Here is my spoiler-free advice: do not watch season two of Downton Abbey.

I know you're not going to take my advice because I wouldn't have taken my advice. You loved the first season of Downton Abbey, didn't you? You stayed up till three to finish it on Netflix. So much repressed passion; so many pretty people in beautiful clothes; so many Dowager Countess zings: you have been waiting for the new season for months, maybe. You are psyched. You read Richard Lawson's warning at The Atlantic Wire. You are ready.

And the thing is, you'll watch the first episode on Sunday and you'll probably like it. That's the problem: you won't realize that season two sucks until you're about halfway through: until it's too late to bail.

I don't want to spoil the plot for you, because I know you will watch it anyway, but sometime at the end of the seventh episode (sixth, if you're quick), you'll turn to your boyfriend or girlfriend or roommate or text-to-speech software and you'll say something like "Jesus, will [SPOILER SUBPLOT] end already?" Or "oh my god, [SPOILER CHARACTER] is acting so unbelievably annoying." Or, maybe you won't even turn. Maybe you'll just look at the TV and shout, generally, at all the characters really, "just get over it, all of you."

And that's it. That's the moment where you realize you've watched over half the season, and it sucks, and it won't turn around. And you'll watch the rest—why not? You're more than halfway home—but you'll be actually mad at the television the entire time. Downton, like any good soap opera, has always walked the tightrope between enchanting and infuriating. But in season two there's no tightrope, and there's especially no enchantment: there's just fury. Nothing anyone does makes sense. Subplots that should have ended ages ago drag on. New characters appear out of nowhere to do bizarre things. Months pass and apparently no one has conversations with one another. I don't want to spoil anything for you, so just trust me: you will want to physically strangle, with your own hands, every single character on the show by the end of season two.

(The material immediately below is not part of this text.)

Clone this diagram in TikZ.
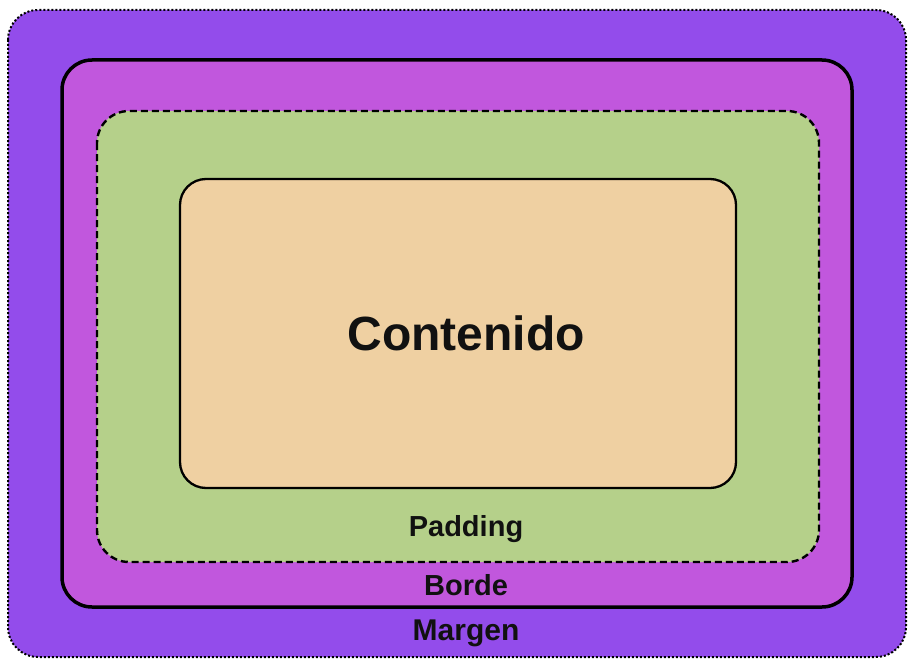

You will watch every nonsensical second. I know you will because I did, too. If your friends told you to break up with your boyfriend, you wouldn't. Even though they know better than you do, you'd have to see for yourself. So you'd stay with him as things got worse, and until you realized your friends were right, and then you'd still stay with him for another few weeks, just in case things turned around, because that's just the way people work: they like to learn the hard way. They need to learn the hard way.

Downton Abbey is your TV boyfriend, and you are about to enter the bad stage of your relationship. Downton Abbey is going to spend days ignoring and then do something really sweet, and is going to call you at weird times, usually drunk, and is generally going to make you frustrated and confused and sad. And you will go through all of it, because you won't take my advice. Because you think you know. Because you haven't had "don't want Downton Abbey season two" imprinted on the lessons gland of your brain the way you have "always take a breath in and a breath out."

But, on the off-chance someone out there will listen to me, let me tell you what you should do. Go spoil season two for yourself online. Take five minutes and read about everything important that happens—and trust me, only about five minutes' worth of important stuff happens—and then wait for the two-hour Christmas special. Because the Christmas special is fucking awesome.